Egg freezing gained increased international popularity in 2014, when Apple and Facebook announced they would cover the procedure for female employees who wanted it. The aim at the time was to allow women to balance motherhood with working life.
Such associations lead to a "careerist" image of women who freeze their eggs in the name of the working life. But most of the research published to date indicates that it is the absence of a partner rather than the pursuit of education or a career that is the main motivation for egg freezing.
Other studies on the topic suggest that women who freeze their eggs have a strong desire for children. But not all women who have children after egg freezing do so with their frozen ova. Indeed, the return rate is less than 10%.
This raises the question: why do women freeze their eggs, if not to use them later? My doctoral research in social anthropology and ethnology examined this question.
The borderline between motherhood and childfree
I conducted 43 interviews with French women who had frozen their eggs for age-related or medical reasons, or who taken part in egg donation.
Although a majority of the women I spoke to expressed a desire for a child, a third said they felt uncertain about having children, while five said they wanted to remain childfree.
In their testimonies, the women who were unsure or who didn't want children often placed themselves on the borderline between wanting and not wanting to become mothers. Ilka (names have been changed), 39, said: "I took this step to confront the question of whether I really want children or whether I want them at all costs. So, I don't fall into the category of "I don't want them at all' or "I want them at all costs.'"
This was also the case for Rosalinda, 34, who froze her eggs for medical reasons and also for egg donation: "I don't know if I want a child. Every time I'm asked the question: "You don't want a child now. What about later?" I don't want one, full stop. Maybe later, I don't know."
For these women, egg freezing allowed them to confront the question of their "true" desire for a child without losing the possibility of conceiving altogether. Faced with potential infertility associated with aging, medical treatment or illness, they feared they would no longer be able to give birth, if the desire one day arose. Egg freezing offered them a kind of prolongation of uncertainty until one or other option becomes obvious.
The decision not to have children is a difficult and socially marginalized one for women to make, both from a social and personal point of view. They are frequently questioned about their choices. In my study, even these the women who said they definitely did not want children expressed the fear of regretting not having had them in future.
Rita, 35, explained her decision to freeze her eggs this way: "I don't want to have a child. I am 35 years old. I don't want to. I've never wanted to, but I know that you can change.

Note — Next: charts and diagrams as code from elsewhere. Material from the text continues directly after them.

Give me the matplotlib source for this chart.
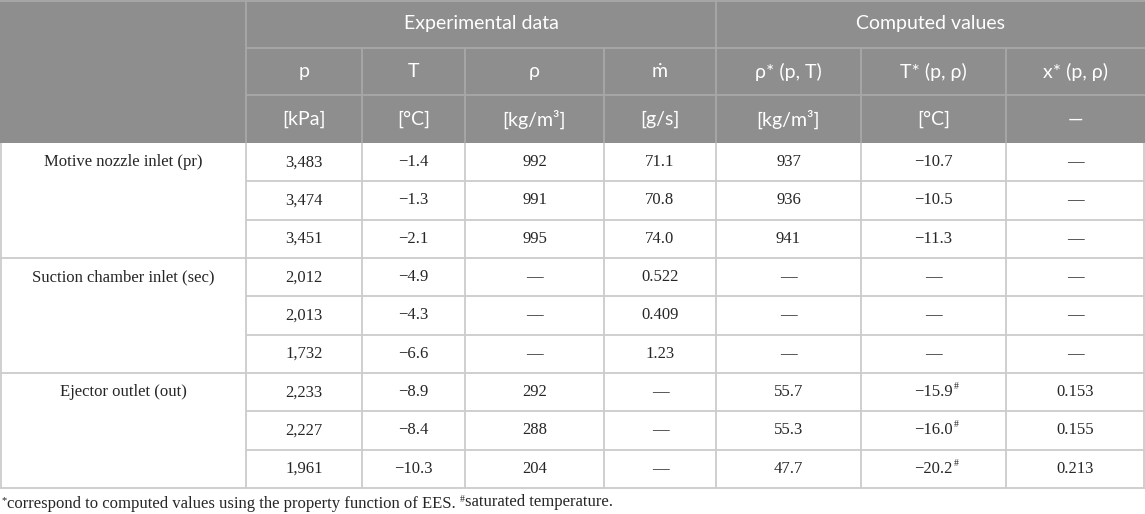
import matplotlib
matplotlib.use("Agg")
import matplotlib.pyplot as plt
from matplotlib.patches import Rectangle

# ---------------- data ----------------
groups = ["Motive nozzle inlet (pr)", "Suction chamber inlet (sec)", "Ejector outlet (out)"]
group_top_header = ["Experimental data", "Computed values"]
col_symbols = ["p", "T", "ρ", "ṁ", "ρ* (p, T)", "T* (p, ρ)", "x* (p, ρ)"]
col_units = ["[kPa]", "[°C]", "[kg/m³]", "[g/s]", "[kg/m³]", "[°C]", "—"]

p_vals = ["3,483", "3,474", "3,451", "2,012", "2,013", "1,732", "2,233", "2,227", "1,961"]
T_vals = ["−1.4", "−1.3", "−2.1", "−4.9", "−4.3", "−6.6", "−8.9", "−8.4", "−10.3"]
rho_vals = ["992", "991", "995", "—", "—", "—", "292", "288", "204"]
mdot_vals = ["71.1", "70.8", "74.0", "0.522", "0.409", "1.23", "—", "—", "—"]
rho_star_vals = ["937", "936", "941", "—", "—", "—", "55.7", "55.3", "47.7"]
T_star_vals = ["−10.7", "−10.5", "−11.3", "—", "—", "—", "−15.9", "−16.0", "−20.2"]
T_star_sat = [False, False, False, False, False, False, True, True, True]
x_star_vals = ["—", "—", "—", "—", "—", "—", "0.153", "0.155", "0.213"]

footnote_a = "correspond to computed values using the property function of EES. "
footnote_b = "saturated temperature."

# ---------------- layout ----------------
W, H = 1145, 514
col_edges = [0, 246, 362, 465, 604, 716, 861, 1006, 1145]
span_edges = [246, 716, 1145]
head_rows = [0, 48, 95, 143]
row_h = 38.33
n_rows = len(p_vals)
rows_per_group = 3
body_top = head_rows[-1]

HEAD_BG = "#8e8e8e"
HEAD_LINE = "#a8a8a8"
BODY_LINE = "#cccccc"
TXT = "#262626"
SANS = ["Lato", "DejaVu Sans"]
SERIF = ["Liberation Serif", "DejaVu Serif"]

fig = plt.figure(figsize=(W / 100, H / 100), dpi=100)
ax = fig.add_axes([0, 0, 1, 1])
ax.set_xlim(0, W)
ax.set_ylim(H, 0)
ax.axis("off")

# header background
ax.add_patch(Rectangle((0, 0), W, head_rows[-1], facecolor=HEAD_BG, edgecolor="none", zorder=0))

# header lines
lw = 1.3
ax.hlines([0.7], 0, W, color=HEAD_LINE, lw=lw, zorder=1)
ax.hlines(head_rows[1:3], col_edges[1], W, color=HEAD_LINE, lw=lw, zorder=1)
ax.vlines(span_edges[:-1], head_rows[0], head_rows[1], color=HEAD_LINE, lw=lw, zorder=1)
ax.vlines(col_edges[1:-1], head_rows[1], head_rows[3], color=HEAD_LINE, lw=lw, zorder=1)

# header texts
hfs = 14
for i, lab in enumerate(group_top_header):
    cx = (span_edges[i] + span_edges[i + 1]) / 2
    ax.text(cx, (head_rows[0] + head_rows[1]) / 2, lab, ha="center", va="center",
            color="white", fontsize=hfs, family=SANS)
for j, (s, u) in enumerate(zip(col_symbols, col_units)):
    cx = (col_edges[j + 1] + col_edges[j + 2]) / 2
    ax.text(cx, (head_rows[1] + head_rows[2]) / 2, s, ha="center", va="center",
            color="white", fontsize=hfs, family=SANS)
    ax.text(cx, (head_rows[2] + head_rows[3]) / 2, u, ha="center", va="center",
            color="white", fontsize=hfs, family=SANS)

# body lines
row_bounds = [body_top + k * row_h for k in range(n_rows + 1)]
for k, yb in enumerate(row_bounds[1:], start=1):
    if k % rows_per_group == 0:
        ax.hlines(yb, 0, W, color=BODY_LINE, lw=lw, zorder=1)
    else:
        ax.hlines(yb, col_edges[1], W, color=BODY_LINE, lw=lw, zorder=1)
ax.vlines([0.7] + col_edges[1:-1] + [W - 0.7], body_top, row_bounds[-1], color=BODY_LINE, lw=lw, zorder=1)

# body texts
bfs = 12
columns = [p_vals, T_vals, rho_vals, mdot_vals, rho_star_vals, T_star_vals, x_star_vals]
for g, name in enumerate(groups):
    yc = body_top + (g * rows_per_group + 0.5) * row_h
    ax.text((col_edges[0] + col_edges[1]) / 2, yc, name, ha="center", va="center",
            color=TXT, fontsize=bfs, family=SERIF)
for j, colvals in enumerate(columns):
    cx = (col_edges[j + 1] + col_edges[j + 2]) / 2
    for i, v in enumerate(colvals):
        yc = body_top + (i + 0.5) * row_h
        t = ax.text(cx, yc, v, ha="center", va="center", color=TXT, fontsize=bfs, family=SERIF)
        if colvals is T_star_vals and T_star_sat[i]:
            ax.annotate("#", xy=(1, 0.85), xycoords=t, xytext=(0.5, 0), textcoords="offset points",
                        ha="left", va="center", fontsize=7, color=TXT, family=SERIF)

# footnote
fy = 501
t1 = ax.text(2, fy, "*", ha="left", va="center", fontsize=7.5, color=TXT, family=SERIF)
t2 = ax.annotate(footnote_a, xy=(1, 0.2), xycoords=t1, ha="left", va="center",
                 fontsize=bfs, color=TXT, family=SERIF)
t3 = ax.annotate("#", xy=(1, 0.75), xycoords=t2, ha="left", va="center",
                 fontsize=7, color=TXT, family=SERIF)
ax.annotate(footnote_b, xy=(1, 0.25), xycoords=t3, ha="left", va="center",
            fontsize=bfs, color=TXT, family=SERIF)

fig.savefig("out.png", dpi=100, facecolor="white")
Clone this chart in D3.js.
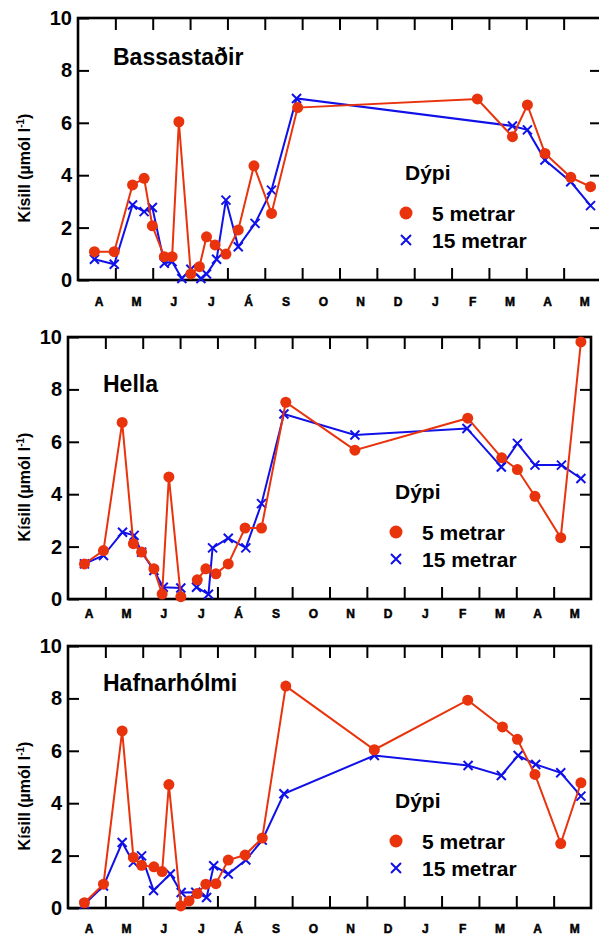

I tell myself that if one day I change my mind, I will have planned for this option."
Tania, 32, had her eggs frozen after being diagnosed with breast cancer. She said: "I have evolved in my relationship with the world and have become increasingly firm and radical about what I want. Not only do I not want a child, I don't particularly want to be in a couple either."
Tania talked about egg freezing as a "well-directed choice" at the time. She said she and her doctors considered it to be the right option after her cancer diagnosis, a moment of psychological distress when making a decision about having children in future would have been difficult.
All doors open
My research shows that some women undertake an arduous and psychologically costly journey for a purpose that is not necessarily reproductive. Having frozen eggs places these women not in the "childless" group, but in the "not-yet-mothers" group.
Egg freezing seems to leave women with all doors open. It aims to give them a chance of childbearing in the future. It also allows them to make the choice, temporary or permanent, to be childfree without completely losing the possibility of having children later.
The decision to freeze eggs thus offers a temporary medical response to the uncertainty associated with motherhood in the modern age.